The Trump establishment’s cultural significance, explained
This attack on careful, orderly, prescribed culture is what happens when the culture stops talking about real things—at least what a significant part of the country regards as real and important. Or, it is—and certainly is inevitably thought to be by those cultural standard bearers under attack—a sinister onslaught against enlightenment itself.
In the view of the latter camp, Steve Bannon, one of the masterminds of the Trump campaign, and the new administration’s “chief strategist,” becomes a preeminent retrograde white male bugaboo. The non-Trump culture can only see him as a threat, and sore thumb, and, without the means to describe or recognize anybody too far outside its circle, a racist, misogynist, anti-Semite. And yet, not that long ago, Bannon would have been a perfectly recognizable figure, even an admirable one, an ex-military and up-from-working-class guy, striving, through three marriages and various careers, to make it, but never finding much comfort in the establishment world, wanting to be part of it, and wanting to explode it at the same time—a character for a writer like Kevin Morris. An American man’s story. Republican politics is filled with such strivers—Lee Atwater, Roger Ailes, Karl Rove—great characters reduced to violations of liberal sensibilities.
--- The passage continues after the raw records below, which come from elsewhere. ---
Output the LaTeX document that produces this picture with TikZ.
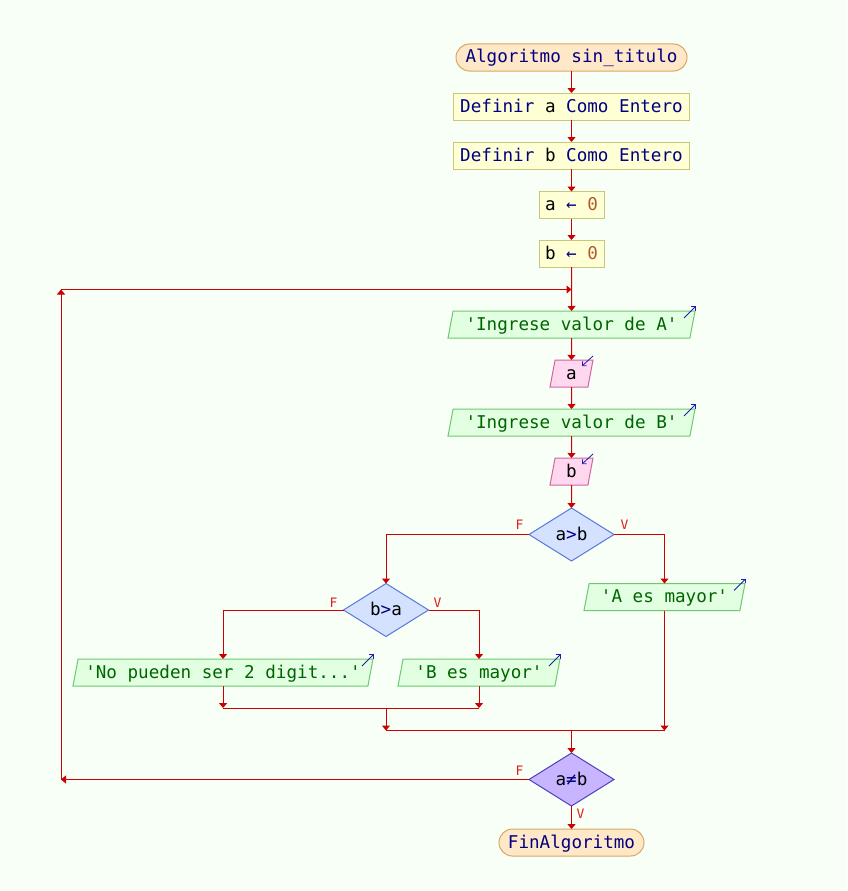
\documentclass[tikz,border=0pt]{standalone}
\usepackage{fontspec}
\setmonofont{DejaVu Sans Mono}
\usetikzlibrary{shapes.geometric,arrows.meta}
\definecolor{bg}{RGB}{247,255,247}
\definecolor{lred}{RGB}{204,0,0}
\definecolor{lblred}{RGB}{224,30,30}
\definecolor{kw}{RGB}{0,0,128}
\definecolor{strc}{RGB}{0,100,0}
\definecolor{numc}{RGB}{176,90,48}
\definecolor{termfill}{RGB}{255,232,200}
\definecolor{termdraw}{RGB}{216,168,96}
\definecolor{procfill}{RGB}{255,255,214}
\definecolor{procdraw}{RGB}{200,200,120}
\definecolor{outfill}{RGB}{226,255,226}
\definecolor{outdraw}{RGB}{110,200,110}
\definecolor{infill}{RGB}{255,216,240}
\definecolor{indraw}{RGB}{210,100,160}
\definecolor{decfill}{RGB}{212,226,255}
\definecolor{decdraw}{RGB}{90,120,216}
\definecolor{loopfill}{RGB}{200,180,255}
\definecolor{loopdraw}{RGB}{80,64,192}
\definecolor{iconc}{RGB}{30,30,170}
\newcommand{\kwd}[1]{\textcolor{kw}{#1}}
\begin{document}
\begin{tikzpicture}[x=1pt,y=-1pt,
  base/.style={font=\ttfamily\fontsize{17.6}{20}\selectfont, inner sep=0pt, outer sep=0pt,
    line width=1pt, text height=12.5pt, text depth=1.5pt, align=center},
  term/.style={base, rectangle, rounded corners=13.5pt, fill=termfill, draw=termdraw, text=kw, minimum height=27pt},
  proc/.style={base, rectangle, fill=procfill, draw=procdraw, minimum height=27pt},
  outbox/.style={base, trapezium, trapezium left angle=70, trapezium right angle=110,
    trapezium stretches body, fill=outfill, draw=outdraw, text=strc, minimum height=27pt},
  inbox/.style={base, trapezium, trapezium left angle=70, trapezium right angle=110,
    trapezium stretches body, fill=infill, draw=indraw, text=black, minimum height=27pt},
  dec/.style={base, diamond, aspect=1.6, fill=decfill, draw=decdraw, minimum width=85pt, minimum height=53pt},
  loopdec/.style={dec, fill=loopfill, draw=loopdraw},
  flow/.style={draw=lred, line width=1pt, -{Triangle[width=8pt,length=5pt]}},
  plain/.style={draw=lred, line width=1pt},
  lbl/.style={font=\ttfamily\fontsize{13}{15}\selectfont, text=lblred, inner sep=0pt},
  iconarrow/.style={draw=iconc, line width=0.8pt, -{Straight Barb[length=3pt,width=6pt]}}
]
\fill[bg] (0,0) rectangle (847,891);
\useasboundingbox (0,0) rectangle (847,891);

\node[term, minimum width=231pt] (start) at (571.5,57.5) {Algoritmo sin\_titulo};
\node[proc, minimum width=236pt] (defa) at (571.5,106.5) {\kwd{Definir} a \kwd{Como} \kwd{Entero}};
\node[proc, minimum width=236pt] (defb) at (571.5,155.5) {\kwd{Definir} b \kwd{Como} \kwd{Entero}};
\node[proc, minimum width=65pt] (a0) at (571.5,205) {a \kwd{←} \textcolor{numc}{0}};
\node[proc, minimum width=65pt] (b0) at (571.5,253.5) {b \kwd{←} \textcolor{numc}{0}};
\coordinate (loopjoin) at (571.5,289.5);
\node[outbox, minimum width=247pt] (inA) at (571.5,324.5) {'Ingrese valor de A'};
\node[inbox, minimum width=43pt] (ia) at (571.5,373.5) {a};
\node[outbox, minimum width=247pt] (inB) at (571.5,422.5) {'Ingrese valor de B'};
\node[inbox, minimum width=43pt] (ib) at (571.5,471.5) {b};
\node[dec] (c1) at (571.5,534.5) {a\kwd{>}b};
\node[outbox, minimum width=161pt] (oA) at (664.5,597) {'A es mayor'};
\node[dec] (c2) at (386,610) {b\kwd{>}a};
\node[outbox, minimum width=300pt] (oNo) at (223,672.5) {'No pueden ser 2 digit...'};
\node[outbox, minimum width=162pt] (oB) at (479,672.5) {'B es mayor'};
\coordinate (j1) at (386,708);
\coordinate (j2) at (571.5,730.5);
\node[loopdec] (c3) at (571.5,779.5) {a\kwd{≠}b};
\node[term, minimum width=145pt] (fin) at (571.5,842.5) {FinAlgoritmo};
\coordinate (lpB) at (61,779.5);
\coordinate (lpT) at (61,289.5);

% icons
\foreach \n in {inA,inB,oA,oNo,oB}{
  \draw[iconarrow] ([shift={(-11,7)}]\n.top right corner) -- ([shift={(1,-5)}]\n.top right corner);
}
\foreach \n in {ia,ib}{
  \draw[iconarrow] ([shift={(0,-4)}]\n.top right corner) -- ([shift={(-11,6)}]\n.top right corner);
}

% connectors
\draw[flow] (start) -- (defa);
\draw[flow] (defa) -- (defb);
\draw[flow] (defb) -- (a0);
\draw[flow] (a0) -- (b0);
\draw[flow] (b0) -- (inA.north);
\draw[flow] (inA.south) -- (ia.north);
\draw[flow] (ia.south) -- (inB.north);
\draw[flow] (inB.south) -- (ib.north);
\draw[flow] (ib.south) -- (c1.north);
\draw[flow] (c1.west) -| (c2.north);
\draw[flow] (c1.east) -| (oA.north);
\draw[flow] (c2.west) -| (oNo.north);
\draw[flow] (c2.east) -| (oB.north);
\draw[flow] (oNo.south) -- (oNo.south |- j1);
\draw[flow] (oB.south) -- (oB.south |- j1);
\draw[plain] (oNo.south |- j1) -- (oB.south |- j1);
\draw[flow] (j1) -- (j1 |- j2);
\draw[flow] (oA.south) -- (oA.south |- j2);
\draw[plain] (j1 |- j2) -- (oA.south |- j2);
\draw[flow] (j2) -- (c3.north);
\draw[flow] (c3.west) -- (lpB);
\draw[flow] (lpB) -- (lpT);
\draw[flow] (lpT) -- (loopjoin);
\draw[flow] (c3.south) -- (fin.north);

% labels
\node[lbl] (lF1) at (519.5,524.5) {F};
\node[lbl] (lV1) at (624.5,524.5) {V};
\node[lbl] (lF2) at (333.5,602.5) {F};
\node[lbl] (lV2) at (437.5,602.5) {V};
\node[lbl] (lF3) at (519.5,770.5) {F};
\node[lbl] (lV3) at (580.5,813.5) {V};
\end{tikzpicture}
\end{document}
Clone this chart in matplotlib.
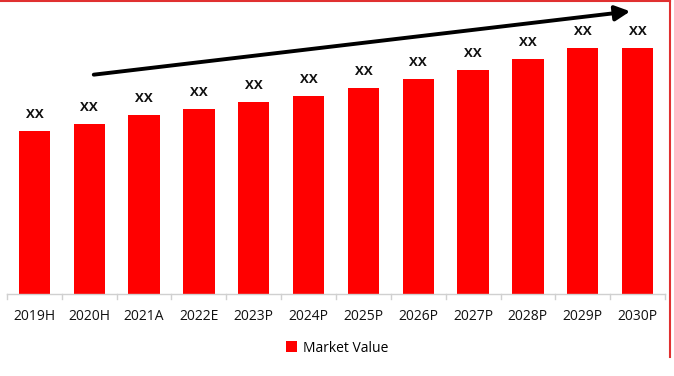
import matplotlib
matplotlib.use("Agg")
import matplotlib.pyplot as plt
from matplotlib.lines import Line2D
from matplotlib.patches import Patch

categories = ["2019H", "2020H", "2021A", "2022E", "2023P", "2024P",
              "2025P", "2026P", "2027P", "2028P", "2029P", "2030P"]
values = [163, 170, 179, 185, 192, 198, 206, 215, 224, 235, 246, 246]
labels = ["XX"] * len(categories)

W, H = 674, 376
fig = plt.figure(figsize=(W / 100, H / 100), dpi=100)
plt.rcParams['font.family'] = ['Open Sans', 'DejaVu Sans']

ax_left, ax_right = 7 / W, 665 / W
ax_bottom = 1 - 294 / H
ax_top = 1 - 20 / H
ax = fig.add_axes([ax_left, ax_bottom, ax_right - ax_left, ax_top - ax_bottom])

x = list(range(len(categories)))
ax.bar(x, values, width=0.57, color="#FF0000", zorder=2)
for xi, v, lab in zip(x, values, labels):
    ax.text(xi, v + 10, lab, ha="center", va="bottom", fontsize=9.5,
            fontweight="bold", color="#111111")

ax.set_xlim(-0.5, len(categories) - 0.5)
ax.set_ylim(0, 274)
ax.set_yticks([])
ax.set_xticks(x)
ax.set_xticklabels(categories, fontsize=10, color="#111111")
ax.tick_params(axis="x", length=0, pad=11)
for s in ["top", "right", "left"]:
    ax.spines[s].set_visible(False)
ax.spines["bottom"].set_color("#D0D0D0")
ax.spines["bottom"].set_linewidth(1)
# category boundary ticks
for b in range(len(categories) + 1):
    ax.plot([b - 0.5, b - 0.5], [0, -5], color="#D0D0D0", lw=1,
            clip_on=False, transform=ax.transData)

# trend arrow
fig.patches.append(matplotlib.patches.FancyArrowPatch(
    (91 / W, 1 - 75 / H), (633 / W, 1 - 11 / H),
    transform=fig.transFigure, arrowstyle="-|>,head_length=6,head_width=3",
    mutation_scale=1.5, lw=2.8, color="black"))

# legend
handle = Patch(facecolor="#FF0000", edgecolor="none")
fig.legend([handle], ["Market Value"], loc="center", bbox_to_anchor=(337 / W, 1 - 348 / H),
           frameon=False, fontsize=10, handlelength=0.8, handleheight=0.8,
           handletextpad=0.4)

# red frame lines
fig.add_artist(Line2D([0, 670 / W], [1 - 1 / H, 1 - 1 / H], transform=fig.transFigure,
                      color="#E03030", lw=1.5))
fig.add_artist(Line2D([670 / W, 670 / W], [1 - 1 / H, 1 - 357 / H], transform=fig.transFigure,
                      color="#E03030", lw=1.5))

fig.savefig("out.png", dpi=100, facecolor="white")
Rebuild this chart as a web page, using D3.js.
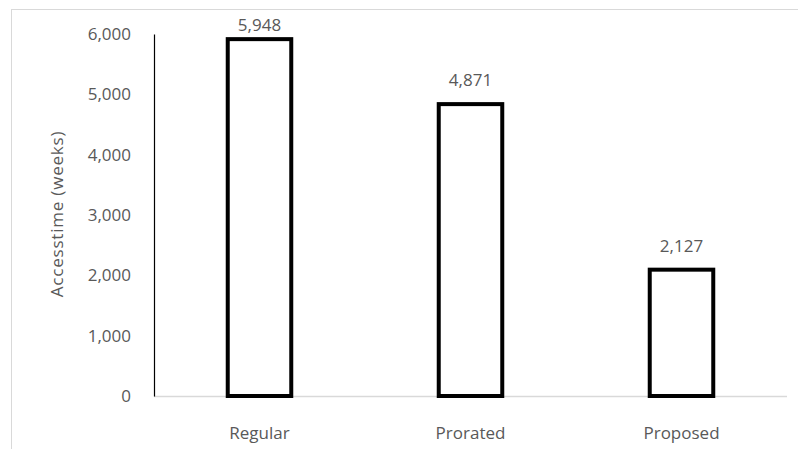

Indeed, the election reengages a gender battle that many people on the New York side of the Trump gap had thought was mightily going in only one direction. The vestigial and primitive American man, unreconstructed, baying at the moon (probably high on opiates)—the alt-right in the liberal view—voiceless for many years (or, anyway, wise to shut up), now had Donald “Let me be your voice” Trump. The obvious message of his sudden resurgence of course is that he didn’t go away or reform: He was just shut out. Without any place in upper-middlebrow culture, except as an occasional enemy of reason or subject of scandal, there was no bridge to who he was—no humanity left for him.